東北が生んだ異才・石原莞爾ゆかりの地をめぐる
東北・東京・京都…いまなお残る帝国日本の面影
運動以外の成績は優秀な山形人
石原莞爾は、乃木希典同様に人によって大きく評価の分かれる人物である。一方には石原を関東軍の暴走のきっかけを与えた張本人とする見方があり、他方では透徹としたビジョンと行動力を持った思想家だとする評価がある。
いずれの評価に与するにせよ、帝国の歴史を振り返るうえで石原莞爾という軍人が極めて不可思議な魅力を放つ異才であることは間違いない。
明治22年(1889)1月18日に山形県・鶴岡に誕生した石原が、軍人としての道を進みだしたのは明治35年(1902)のことである。この年に仙台陸軍地方幼年学校に入校した石原は、運動以外の成績は優秀で、陸軍中央幼年学校、陸軍士官学校と進んだ。陸軍士官学校は、現在東京・市ヶ谷の防衛省の敷地のなかにあり、陸軍士官学校阯を示す石碑や演習用のトーチカなどを見ることができる。
士官学校を出た石原が入ったのが歩兵第六十五連隊、通称若松連隊だ。
第六十五連隊は、福島県・鶴ヶ城の城下北側、武家屋敷があった一帯に兵営、城址の三ノ丸東側と城外に練兵場をつくり、明治40年(1907)に創設された。石原は創設間もない連隊の教官として厳しい訓練を施した。
彼は自著『戦争史大観』の序説で「明治の末から大正の初めにかけての会津若松歩兵第六十五聯隊は、日本の軍隊中に於ても最も緊張した活気に満ちた聯隊であった。この聯隊は幹部を東北の各聯隊の嫌われ者を集めて新設されたのであったが、それが一致団結して訓練第一主義に徹底したのである。明治四十二年末、少尉任官とともに山形の歩兵第三十二聯隊から若松に転任した私は、私の一生中で最も愉快な年月を、大正四年の陸軍大学入学まで、この隊で過ごしたのである」と述懐している。

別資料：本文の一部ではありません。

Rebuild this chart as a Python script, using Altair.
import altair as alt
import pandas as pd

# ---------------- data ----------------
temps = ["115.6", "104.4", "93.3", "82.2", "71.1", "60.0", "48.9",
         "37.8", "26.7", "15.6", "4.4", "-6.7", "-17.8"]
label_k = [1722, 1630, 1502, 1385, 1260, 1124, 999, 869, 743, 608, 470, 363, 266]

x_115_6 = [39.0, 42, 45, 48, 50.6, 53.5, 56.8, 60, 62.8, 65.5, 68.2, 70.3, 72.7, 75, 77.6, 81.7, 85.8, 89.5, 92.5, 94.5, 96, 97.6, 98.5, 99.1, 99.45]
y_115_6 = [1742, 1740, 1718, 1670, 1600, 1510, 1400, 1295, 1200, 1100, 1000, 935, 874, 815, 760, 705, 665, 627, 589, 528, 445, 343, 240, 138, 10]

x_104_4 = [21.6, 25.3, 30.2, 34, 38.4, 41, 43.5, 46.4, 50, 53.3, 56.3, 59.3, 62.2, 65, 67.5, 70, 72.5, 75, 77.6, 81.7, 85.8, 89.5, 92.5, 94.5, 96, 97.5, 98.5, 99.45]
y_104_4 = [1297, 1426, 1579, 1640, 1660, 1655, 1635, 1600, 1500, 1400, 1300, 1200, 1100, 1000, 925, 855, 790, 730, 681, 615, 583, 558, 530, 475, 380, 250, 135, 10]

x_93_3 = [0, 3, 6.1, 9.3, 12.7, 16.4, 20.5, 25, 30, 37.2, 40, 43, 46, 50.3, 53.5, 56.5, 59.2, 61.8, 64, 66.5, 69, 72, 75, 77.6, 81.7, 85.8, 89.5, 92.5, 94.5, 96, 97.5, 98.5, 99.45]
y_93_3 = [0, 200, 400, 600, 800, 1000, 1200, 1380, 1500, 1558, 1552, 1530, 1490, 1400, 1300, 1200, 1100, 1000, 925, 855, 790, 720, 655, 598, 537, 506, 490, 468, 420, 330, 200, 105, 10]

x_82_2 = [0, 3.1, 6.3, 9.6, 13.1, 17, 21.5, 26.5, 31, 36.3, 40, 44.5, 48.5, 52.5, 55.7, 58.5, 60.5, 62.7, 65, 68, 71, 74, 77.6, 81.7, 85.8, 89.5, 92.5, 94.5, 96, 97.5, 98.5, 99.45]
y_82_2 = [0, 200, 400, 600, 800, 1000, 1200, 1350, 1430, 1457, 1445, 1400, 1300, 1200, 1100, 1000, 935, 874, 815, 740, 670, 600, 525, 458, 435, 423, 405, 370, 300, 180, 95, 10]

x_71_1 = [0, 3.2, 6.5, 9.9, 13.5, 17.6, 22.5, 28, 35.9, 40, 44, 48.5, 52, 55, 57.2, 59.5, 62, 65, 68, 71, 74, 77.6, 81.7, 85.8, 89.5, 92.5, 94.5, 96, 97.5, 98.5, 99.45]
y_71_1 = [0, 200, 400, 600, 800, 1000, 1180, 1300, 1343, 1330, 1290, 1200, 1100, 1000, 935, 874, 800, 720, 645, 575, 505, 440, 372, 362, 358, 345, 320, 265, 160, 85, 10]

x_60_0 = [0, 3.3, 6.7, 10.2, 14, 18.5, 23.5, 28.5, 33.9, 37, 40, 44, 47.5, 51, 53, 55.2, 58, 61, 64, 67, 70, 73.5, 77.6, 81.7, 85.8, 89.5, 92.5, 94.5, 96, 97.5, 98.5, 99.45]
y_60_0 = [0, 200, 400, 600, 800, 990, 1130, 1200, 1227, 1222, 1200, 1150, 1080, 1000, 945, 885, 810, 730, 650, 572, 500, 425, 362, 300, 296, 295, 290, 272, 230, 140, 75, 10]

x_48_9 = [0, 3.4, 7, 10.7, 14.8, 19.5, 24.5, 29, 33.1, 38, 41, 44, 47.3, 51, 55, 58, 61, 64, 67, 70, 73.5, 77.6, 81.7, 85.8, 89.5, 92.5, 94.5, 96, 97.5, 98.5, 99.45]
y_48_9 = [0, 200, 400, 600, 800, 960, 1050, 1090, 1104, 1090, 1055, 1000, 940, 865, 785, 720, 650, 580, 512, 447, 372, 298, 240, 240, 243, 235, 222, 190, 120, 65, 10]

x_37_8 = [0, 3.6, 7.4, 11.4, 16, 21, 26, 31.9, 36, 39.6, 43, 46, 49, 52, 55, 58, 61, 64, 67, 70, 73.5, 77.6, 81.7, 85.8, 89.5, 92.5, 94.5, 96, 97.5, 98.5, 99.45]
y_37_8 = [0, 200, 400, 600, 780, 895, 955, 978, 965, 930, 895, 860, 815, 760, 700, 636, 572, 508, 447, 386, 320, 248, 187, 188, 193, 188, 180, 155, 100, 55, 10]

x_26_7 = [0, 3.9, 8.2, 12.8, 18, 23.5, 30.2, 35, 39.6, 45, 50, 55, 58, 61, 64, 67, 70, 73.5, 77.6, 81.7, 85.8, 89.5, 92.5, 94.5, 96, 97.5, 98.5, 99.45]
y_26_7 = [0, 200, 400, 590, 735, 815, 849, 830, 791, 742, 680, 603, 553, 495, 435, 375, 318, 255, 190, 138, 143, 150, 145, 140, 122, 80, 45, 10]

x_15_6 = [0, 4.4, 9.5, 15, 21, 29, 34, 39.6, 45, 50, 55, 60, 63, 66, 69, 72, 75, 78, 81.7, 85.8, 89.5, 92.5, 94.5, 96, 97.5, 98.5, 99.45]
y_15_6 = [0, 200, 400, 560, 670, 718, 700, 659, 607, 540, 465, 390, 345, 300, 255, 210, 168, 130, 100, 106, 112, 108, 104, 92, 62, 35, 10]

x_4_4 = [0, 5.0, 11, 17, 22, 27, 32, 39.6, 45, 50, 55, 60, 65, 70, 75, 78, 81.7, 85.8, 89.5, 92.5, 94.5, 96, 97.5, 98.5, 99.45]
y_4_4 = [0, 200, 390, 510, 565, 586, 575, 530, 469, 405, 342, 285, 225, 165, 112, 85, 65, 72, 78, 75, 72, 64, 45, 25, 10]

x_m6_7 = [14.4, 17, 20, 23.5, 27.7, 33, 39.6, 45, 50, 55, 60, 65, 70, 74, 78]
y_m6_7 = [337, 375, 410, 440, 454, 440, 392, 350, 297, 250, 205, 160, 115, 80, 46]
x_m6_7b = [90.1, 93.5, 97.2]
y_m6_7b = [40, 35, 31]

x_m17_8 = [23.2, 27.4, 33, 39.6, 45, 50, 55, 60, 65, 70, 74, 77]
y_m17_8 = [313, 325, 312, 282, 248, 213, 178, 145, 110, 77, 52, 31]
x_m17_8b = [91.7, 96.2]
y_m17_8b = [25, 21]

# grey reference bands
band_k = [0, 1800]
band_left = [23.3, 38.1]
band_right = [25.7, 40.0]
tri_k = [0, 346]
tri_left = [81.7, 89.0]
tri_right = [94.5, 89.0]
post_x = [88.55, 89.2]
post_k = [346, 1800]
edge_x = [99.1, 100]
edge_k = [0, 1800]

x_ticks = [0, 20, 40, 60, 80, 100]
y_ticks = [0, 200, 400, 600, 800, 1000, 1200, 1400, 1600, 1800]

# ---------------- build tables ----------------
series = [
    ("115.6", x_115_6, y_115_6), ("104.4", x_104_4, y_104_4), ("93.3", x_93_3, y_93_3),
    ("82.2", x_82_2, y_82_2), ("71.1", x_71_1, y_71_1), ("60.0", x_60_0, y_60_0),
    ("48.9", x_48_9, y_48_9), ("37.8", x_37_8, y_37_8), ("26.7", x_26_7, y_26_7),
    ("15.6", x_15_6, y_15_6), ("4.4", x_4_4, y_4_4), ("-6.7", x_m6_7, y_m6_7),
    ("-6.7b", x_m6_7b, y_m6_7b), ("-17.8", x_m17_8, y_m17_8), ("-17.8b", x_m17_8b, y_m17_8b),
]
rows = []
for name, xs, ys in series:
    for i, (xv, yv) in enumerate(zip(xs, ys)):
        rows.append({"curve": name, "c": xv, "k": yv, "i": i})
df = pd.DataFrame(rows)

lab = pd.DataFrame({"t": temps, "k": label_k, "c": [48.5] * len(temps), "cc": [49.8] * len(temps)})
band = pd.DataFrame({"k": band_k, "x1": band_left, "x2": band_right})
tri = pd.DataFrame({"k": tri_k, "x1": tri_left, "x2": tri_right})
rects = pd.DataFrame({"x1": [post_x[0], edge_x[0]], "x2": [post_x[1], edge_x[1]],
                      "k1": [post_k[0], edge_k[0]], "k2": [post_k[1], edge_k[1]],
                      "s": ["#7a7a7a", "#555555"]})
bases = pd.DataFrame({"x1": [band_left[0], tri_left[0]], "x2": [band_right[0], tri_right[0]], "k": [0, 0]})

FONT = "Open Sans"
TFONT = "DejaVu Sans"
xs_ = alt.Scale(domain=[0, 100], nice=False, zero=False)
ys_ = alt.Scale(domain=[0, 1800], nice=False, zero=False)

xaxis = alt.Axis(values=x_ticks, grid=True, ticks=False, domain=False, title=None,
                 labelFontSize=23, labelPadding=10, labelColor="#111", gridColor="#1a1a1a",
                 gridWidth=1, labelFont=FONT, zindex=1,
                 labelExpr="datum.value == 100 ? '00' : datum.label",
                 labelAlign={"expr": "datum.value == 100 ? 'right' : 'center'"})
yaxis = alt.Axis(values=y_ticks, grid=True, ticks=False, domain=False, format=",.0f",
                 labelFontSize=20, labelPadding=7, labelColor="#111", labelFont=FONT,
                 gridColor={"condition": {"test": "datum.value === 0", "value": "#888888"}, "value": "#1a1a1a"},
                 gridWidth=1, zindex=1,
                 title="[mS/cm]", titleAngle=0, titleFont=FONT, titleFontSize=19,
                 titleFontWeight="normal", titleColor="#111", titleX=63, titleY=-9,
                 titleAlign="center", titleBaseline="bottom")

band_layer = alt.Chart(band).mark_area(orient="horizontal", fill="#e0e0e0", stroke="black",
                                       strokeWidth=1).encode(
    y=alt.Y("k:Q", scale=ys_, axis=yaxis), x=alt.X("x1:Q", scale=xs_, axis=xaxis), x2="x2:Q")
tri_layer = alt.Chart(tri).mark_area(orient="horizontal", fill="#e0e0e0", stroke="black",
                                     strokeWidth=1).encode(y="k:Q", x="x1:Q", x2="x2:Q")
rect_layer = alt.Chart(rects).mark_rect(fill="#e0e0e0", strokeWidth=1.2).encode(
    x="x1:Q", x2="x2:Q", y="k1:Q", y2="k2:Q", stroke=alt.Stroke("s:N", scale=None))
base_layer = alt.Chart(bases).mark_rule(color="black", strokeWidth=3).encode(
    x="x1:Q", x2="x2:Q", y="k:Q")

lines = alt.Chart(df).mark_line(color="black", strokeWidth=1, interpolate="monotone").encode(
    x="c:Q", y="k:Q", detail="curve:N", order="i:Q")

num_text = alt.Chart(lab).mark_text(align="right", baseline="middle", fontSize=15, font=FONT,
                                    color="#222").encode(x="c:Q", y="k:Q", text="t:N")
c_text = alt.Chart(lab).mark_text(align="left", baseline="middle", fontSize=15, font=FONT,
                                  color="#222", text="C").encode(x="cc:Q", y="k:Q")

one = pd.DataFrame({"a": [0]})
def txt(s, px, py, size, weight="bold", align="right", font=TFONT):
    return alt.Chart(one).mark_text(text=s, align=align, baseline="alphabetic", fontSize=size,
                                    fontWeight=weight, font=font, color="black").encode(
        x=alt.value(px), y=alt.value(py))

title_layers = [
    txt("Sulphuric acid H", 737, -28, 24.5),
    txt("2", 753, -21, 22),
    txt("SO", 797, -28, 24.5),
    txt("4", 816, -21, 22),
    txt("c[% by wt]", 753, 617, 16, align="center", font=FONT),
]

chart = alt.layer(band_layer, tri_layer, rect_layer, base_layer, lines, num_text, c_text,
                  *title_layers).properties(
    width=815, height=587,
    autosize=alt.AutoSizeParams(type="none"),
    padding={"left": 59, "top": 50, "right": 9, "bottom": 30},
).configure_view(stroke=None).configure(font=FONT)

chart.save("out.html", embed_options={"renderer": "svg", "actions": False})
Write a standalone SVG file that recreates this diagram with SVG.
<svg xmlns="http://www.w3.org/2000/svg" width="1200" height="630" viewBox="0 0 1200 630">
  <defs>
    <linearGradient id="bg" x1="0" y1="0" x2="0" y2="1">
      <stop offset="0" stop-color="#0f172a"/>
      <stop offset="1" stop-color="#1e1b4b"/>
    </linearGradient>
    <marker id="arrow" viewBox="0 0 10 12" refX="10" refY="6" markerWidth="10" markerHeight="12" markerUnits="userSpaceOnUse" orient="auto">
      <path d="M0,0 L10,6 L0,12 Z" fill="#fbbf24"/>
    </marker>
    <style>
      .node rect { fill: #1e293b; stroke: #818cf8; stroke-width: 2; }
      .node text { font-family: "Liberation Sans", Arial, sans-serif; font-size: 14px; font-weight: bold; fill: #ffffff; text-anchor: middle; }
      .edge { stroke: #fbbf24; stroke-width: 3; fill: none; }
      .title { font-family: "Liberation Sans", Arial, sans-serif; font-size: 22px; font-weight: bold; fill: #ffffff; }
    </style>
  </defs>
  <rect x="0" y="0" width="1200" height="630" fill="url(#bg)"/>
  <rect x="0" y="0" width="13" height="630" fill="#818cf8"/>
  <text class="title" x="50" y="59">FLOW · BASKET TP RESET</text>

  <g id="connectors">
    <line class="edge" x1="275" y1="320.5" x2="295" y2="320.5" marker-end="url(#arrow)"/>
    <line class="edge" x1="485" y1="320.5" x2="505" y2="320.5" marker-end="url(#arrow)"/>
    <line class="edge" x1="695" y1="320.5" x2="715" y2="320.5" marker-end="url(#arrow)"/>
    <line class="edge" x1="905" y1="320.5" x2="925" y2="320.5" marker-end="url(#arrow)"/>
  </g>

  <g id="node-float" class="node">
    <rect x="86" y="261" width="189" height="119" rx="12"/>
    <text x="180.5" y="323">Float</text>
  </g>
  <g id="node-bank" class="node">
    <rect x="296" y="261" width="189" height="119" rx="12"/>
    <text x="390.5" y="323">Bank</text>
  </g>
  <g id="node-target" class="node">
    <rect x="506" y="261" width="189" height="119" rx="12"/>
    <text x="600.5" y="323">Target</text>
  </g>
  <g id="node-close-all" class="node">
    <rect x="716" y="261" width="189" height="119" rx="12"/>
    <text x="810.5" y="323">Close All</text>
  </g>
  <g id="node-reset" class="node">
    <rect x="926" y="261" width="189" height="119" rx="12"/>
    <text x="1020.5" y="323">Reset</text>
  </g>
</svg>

石原は若松の連隊から初めて陸軍大学校に進んだ人物でもあり、合格の際には、訓練ばかりで勉強する姿をあまり見たことがなかった周囲の人々を大いに不思議がらせたという。石原が銃剣術をはじめ日々猛訓練に励んだ兵営は、戦後、市立第二中学校や市営住宅などに転用された。現在、遺構のほとんどは失われたが、連隊設置を記念して植樹が始まった鶴ヶ城公園の桜は健在である。